■ **TASK OBJECTIVE**
Among the lines below, list those containing the string "chart".

______

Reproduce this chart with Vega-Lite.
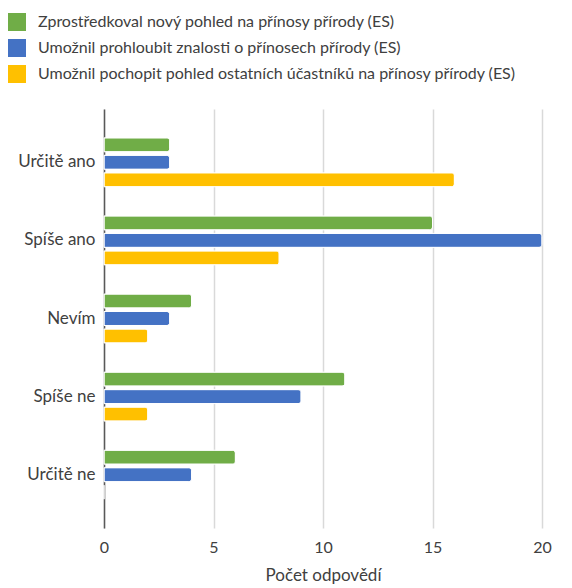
{
  "$schema": "https://vega.github.io/schema/vega-lite/v6.json",
  "autosize": "none",
  "padding": {"left": 104, "top": 109, "right": 30, "bottom": 60},
  "width": 438,
  "height": 419,
  "background": "white",
  "config": {
    "font": "Lato",
    "view": {"stroke": null}
  },
  "data": {
    "values": [
      {"odpoved": "Určitě ano", "typ": "Zprostředkoval nový pohled na přínosy přírody (ES)", "pocet": 3},
      {"odpoved": "Určitě ano", "typ": "Umožnil prohloubit znalosti o přínosech přírody (ES)", "pocet": 3},
      {"odpoved": "Určitě ano", "typ": "Umožnil pochopit pohled ostatních účastníků na přínosy přírody (ES)", "pocet": 16},
      {"odpoved": "Spíše ano", "typ": "Zprostředkoval nový pohled na přínosy přírody (ES)", "pocet": 15},
      {"odpoved": "Spíše ano", "typ": "Umožnil prohloubit znalosti o přínosech přírody (ES)", "pocet": 20},
      {"odpoved": "Spíše ano", "typ": "Umožnil pochopit pohled ostatních účastníků na přínosy přírody (ES)", "pocet": 8},
      {"odpoved": "Nevím", "typ": "Zprostředkoval nový pohled na přínosy přírody (ES)", "pocet": 4},
      {"odpoved": "Nevím", "typ": "Umožnil prohloubit znalosti o přínosech přírody (ES)", "pocet": 3},
      {"odpoved": "Nevím", "typ": "Umožnil pochopit pohled ostatních účastníků na přínosy přírody (ES)", "pocet": 2},
      {"odpoved": "Spíše ne", "typ": "Zprostředkoval nový pohled na přínosy přírody (ES)", "pocet": 11},
      {"odpoved": "Spíše ne", "typ": "Umožnil prohloubit znalosti o přínosech přírody (ES)", "pocet": 9},
      {"odpoved": "Spíše ne", "typ": "Umožnil pochopit pohled ostatních účastníků na přínosy přírody (ES)", "pocet": 2},
      {"odpoved": "Určitě ne", "typ": "Zprostředkoval nový pohled na přínosy přírody (ES)", "pocet": 6},
      {"odpoved": "Určitě ne", "typ": "Umožnil prohloubit znalosti o přínosech přírody (ES)", "pocet": 4},
      {"odpoved": "Určitě ne", "typ": "Umožnil pochopit pohled ostatních účastníků na přínosy přírody (ES)", "pocet": 0}
    ]
  },
  "mark": {"type": "bar", "cornerRadiusEnd": 3, "stroke": "white", "strokeWidth": 1},
  "encoding": {
    "y": {
      "field": "odpoved",
      "type": "nominal",
      "sort": ["Určitě ano", "Spíše ano", "Nevím", "Spíše ne", "Určitě ne"],
      "scale": {"paddingInner": 0.373, "paddingOuter": 0.369},
      "axis": {
        "title": null,
        "ticks": false,
        "domain": true,
        "domainColor": "#595959",
        "domainWidth": 1.5,
        "labelFontSize": 17,
        "labelColor": "#404040",
        "labelPadding": 9,
        "grid": false
      }
    },
    "yOffset": {
      "field": "typ",
      "type": "nominal",
      "sort": [
        "Zprostředkoval nový pohled na přínosy přírody (ES)",
        "Umožnil prohloubit znalosti o přínosech přírody (ES)",
        "Umožnil pochopit pohled ostatních účastníků na přínosy přírody (ES)"
      ],
      "scale": {"paddingInner": 0.2, "paddingOuter": 0}
    },
    "x": {
      "field": "pocet",
      "type": "quantitative",
      "scale": {"domain": [0, 20], "nice": false},
      "axis": {
        "values": [0, 5, 10, 15, 20],
        "title": "Počet odpovědí",
        "titleFontSize": 17,
        "titleFontWeight": "normal",
        "titleColor": "#404040",
        "titlePadding": 12,
        "labelFontSize": 16,
        "labelColor": "#404040",
        "labelPadding": 11,
        "labelFlush": false,
        "ticks": false,
        "domain": false,
        "grid": true,
        "gridColor": "#D9D9D9",
        "gridWidth": 1.5
      }
    },
    "color": {
      "field": "typ",
      "type": "nominal",
      "scale": {
        "domain": [
          "Zprostředkoval nový pohled na přínosy přírody (ES)",
          "Umožnil prohloubit znalosti o přínosech přírody (ES)",
          "Umožnil pochopit pohled ostatních účastníků na přínosy přírody (ES)"
        ],
        "range": ["#70AD47", "#4472C4", "#FFC000"]
      },
      "legend": {
        "title": null,
        "orient": "none",
        "legendX": -96,
        "legendY": -96,
        "symbolType": "square",
        "symbolSize": 324,
        "symbolStrokeWidth": 0,
        "symbolOpacity": 1,
        "labelFontSize": 16,
        "labelColor": "#404040",
        "labelOffset": 12,
        "labelLimit": 600,
        "rowPadding": 8
      }
    }
  }
}
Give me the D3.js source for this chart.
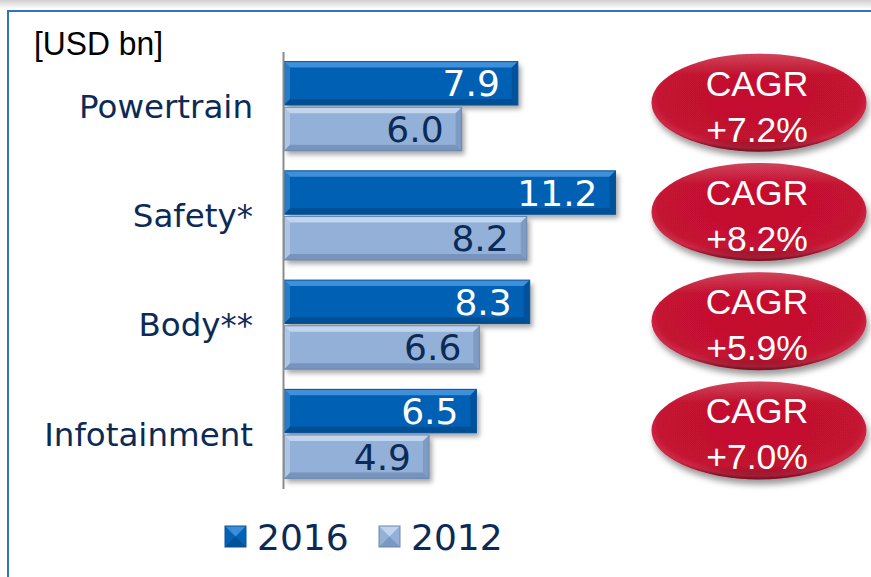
<!DOCTYPE html>
<html><head><meta charset="utf-8">
<script src="https://cdn.jsdelivr.net/npm/d3@7"></script>
<style>
html,body{margin:0;padding:0;background:#fff;}
svg{display:block;}
</style></head>
<body>
<script>
const categories = ["Powertrain", "Safety*", "Body**", "Infotainment"];
const seriesNames = ["2016", "2012"];
const values2016 = [7.9, 11.2, 8.3, 6.5];
const values2012 = [6.0, 8.2, 6.6, 4.9];
const cagrLabels = ["+7.2%", "+8.2%", "+5.9%", "+7.0%"];
const unitLabel = "[USD bn]";

const W = 871, H = 577;
const navy = "#0C2A56";
const svg = d3.select("body").append("svg").attr("width", W).attr("height", H);
const defs = svg.append("defs");

const topShade = defs.append("linearGradient").attr("id","topShade").attr("x1",0).attr("y1",0).attr("x2",0).attr("y2",1);
topShade.append("stop").attr("offset",0).attr("stop-color","#cfcfcf");
topShade.append("stop").attr("offset",1).attr("stop-color","#ffffff");

const sh = defs.append("filter").attr("id","shadow").attr("x","-10%").attr("y","-20%").attr("width","130%").attr("height","160%");
sh.append("feDropShadow").attr("dx",3).attr("dy",4).attr("stdDeviation",2.5).attr("flood-color","#000").attr("flood-opacity",0.35);
const sh2 = defs.append("filter").attr("id","shadow2").attr("x","-10%").attr("y","-20%").attr("width","130%").attr("height","160%");
sh2.append("feDropShadow").attr("dx",2).attr("dy",5).attr("stdDeviation",3).attr("flood-color","#000").attr("flood-opacity",0.4);

const red = defs.append("radialGradient").attr("id","redGrad").attr("cx","50%").attr("cy","45%").attr("r","55%");
red.append("stop").attr("offset","0%").attr("stop-color","#C5102F");
red.append("stop").attr("offset","84%").attr("stop-color","#C41230");
red.append("stop").attr("offset","94%").attr("stop-color","#CC2A47");
red.append("stop").attr("offset","100%").attr("stop-color","#A80E28");
const redTop = defs.append("linearGradient").attr("id","redTop").attr("x1",0).attr("y1",0).attr("x2",0).attr("y2",1);
redTop.append("stop").attr("offset","0%").attr("stop-color","#fff").attr("stop-opacity",0.2);
redTop.append("stop").attr("offset","22%").attr("stop-color","#fff").attr("stop-opacity",0.0);
redTop.append("stop").attr("offset","85%").attr("stop-color","#000").attr("stop-opacity",0.0);
redTop.append("stop").attr("offset","100%").attr("stop-color","#000").attr("stop-opacity",0.3);

svg.append("rect").attr("x",0).attr("y",0).attr("width",W).attr("height",9).attr("fill","url(#topShade)");
svg.append("line").attr("x1",8).attr("x2",W).attr("y1",11).attr("y2",11).attr("stroke","#2F75BE").attr("stroke-width",2);
svg.append("line").attr("x1",8).attr("x2",8).attr("y1",10).attr("y2",H).attr("stroke","#2F75BE").attr("stroke-width",2);

const x = d3.scaleLinear().domain([0, 12]).range([284, 284 + 12 * 29.6]);
const y0 = d3.scaleBand().domain(categories).range([51.5, 488.5]).paddingInner(0.185).paddingOuter(0.0925);
const y1 = d3.scaleBand().domain(seriesNames).range([0, y0.bandwidth()]).paddingInner(0.05);

const styles = {
  "2016": {fill:"#0561B3", light:"#4A98E0", dark:"#034A8A", stroke:"#04539C", text:"#ffffff"},
  "2012": {fill:"#93B1D8", light:"#CADCF3", dark:"#6F8DB6", stroke:"#6C87AE", text:navy}
};

const data = [];
categories.forEach((c,i)=>{
  data.push({cat:c, s:"2016", v:values2016[i]});
  data.push({cat:c, s:"2012", v:values2012[i]});
});

const bars = svg.append("g").selectAll("g.bar").data(data).join("g").attr("class","bar");
bars.each(function(d){
  const g = d3.select(this);
  const st = styles[d.s];
  const x0 = x(0), x1 = x(d.v);
  const yt = y0(d.cat) + y1(d.s), h = y1.bandwidth(), yb = yt + h;
  const b = 6;
  g.append("rect").attr("x",x0).attr("y",yt).attr("width",x1-x0).attr("height",h)
    .attr("fill",st.fill).attr("filter","url(#shadow)");
  g.append("polygon").attr("points",[[x0,yt],[x1,yt],[x1-b,yt+b],[x0+b,yt+b]].join(" ")).attr("fill",st.light).attr("opacity",0.85);
  g.append("polygon").attr("points",[[x0,yb],[x1,yb],[x1-b,yb-b],[x0+b,yb-b]].join(" ")).attr("fill",st.dark).attr("opacity",0.8);
  g.append("polygon").attr("points",[[x1,yt],[x1,yb],[x1-b,yb-b],[x1-b,yt+b]].join(" ")).attr("fill",st.dark).attr("opacity",0.6);
  g.append("polygon").attr("points",[[x0,yt],[x0,yb],[x0+b,yb-b],[x0+b,yt+b]].join(" ")).attr("fill",st.light).attr("opacity",0.5);
  g.append("rect").attr("x",x0).attr("y",yt).attr("width",x1-x0).attr("height",h)
    .attr("fill","none").attr("stroke",st.stroke).attr("stroke-width",1);
  g.append("text").attr("x",x1-18).attr("y",yt+h/2+13)
    .attr("text-anchor","end").attr("font-family","DejaVu Sans, Verdana, sans-serif")
    .attr("font-size",36).attr("fill",st.text).text(d.v.toFixed(1));
});

const axis = svg.append("g").attr("transform",`translate(${x(0)-1},0)`)
  .call(d3.axisLeft(y0).tickSize(0).tickSizeOuter(0).tickPadding(30));
axis.select(".domain").attr("stroke","#8C8C8C").attr("stroke-width",2);
axis.selectAll(".tick text").attr("font-family","DejaVu Sans, Verdana, sans-serif")
  .attr("font-size",32.5).attr("fill",navy).attr("dy","0.36em");

svg.append("text").attr("x",34).attr("y",55).attr("font-family","Liberation Sans, Arial, sans-serif")
  .attr("font-size",33).attr("textLength",129).attr("lengthAdjust","spacingAndGlyphs").attr("fill","#000").text(unitLabel);

const eg = svg.append("g").selectAll("g").data(categories).join("g");
eg.each(function(c,i){
  const g = d3.select(this);
  const cy = y0(c) + y0.bandwidth()/2 - 3.5;
  const cx = 759;
  g.append("ellipse").attr("cx",cx).attr("cy",cy).attr("rx",107.5).attr("ry",49)
    .attr("fill","url(#redGrad)").attr("filter","url(#shadow2)");
  g.append("ellipse").attr("cx",cx).attr("cy",cy).attr("rx",107.5).attr("ry",49)
    .attr("fill","url(#redTop)");
  g.append("text").attr("x",cx-2).attr("y",cy-7).attr("text-anchor","middle")
    .attr("font-family","Liberation Sans, Arial, sans-serif").attr("font-size",35.5).attr("fill","#fff").text("CAGR");
  g.append("text").attr("x",cx-2).attr("y",cy+39).attr("text-anchor","middle")
    .attr("font-family","Liberation Sans, Arial, sans-serif").attr("font-size",35.5).attr("fill","#fff").text(cagrLabels[i]);
});

const legX = [225, 379];
const lg = svg.append("g").selectAll("g").data(seriesNames).join("g");
lg.each(function(s,i){
  const g = d3.select(this);
  const st = styles[s];
  const sx = legX[i], sy = 526, sz = 21;
  g.append("rect").attr("x",sx).attr("y",sy).attr("width",sz).attr("height",sz).attr("fill",st.fill);
  g.append("polygon").attr("points",[[sx,sy],[sx+sz,sy],[sx+sz/2,sy+sz/2]].join(" ")).attr("fill",st.light).attr("opacity",0.8);
  g.append("polygon").attr("points",[[sx,sy+sz],[sx+sz,sy+sz],[sx+sz/2,sy+sz/2]].join(" ")).attr("fill",st.dark).attr("opacity",0.7);
  g.append("rect").attr("x",sx).attr("y",sy).attr("width",sz).attr("height",sz).attr("fill","none").attr("stroke",st.stroke).attr("stroke-width",1);
  g.append("text").attr("x",sx+32).attr("y",550).attr("font-family","DejaVu Sans, Verdana, sans-serif")
    .attr("font-size",36).attr("fill",navy).text(s);
});
</script>
</body></html>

______

■ **PROBLEM SOLUTION**
Reproduce this chart with Vega-Lite.
Give me the D3.js source for this chart.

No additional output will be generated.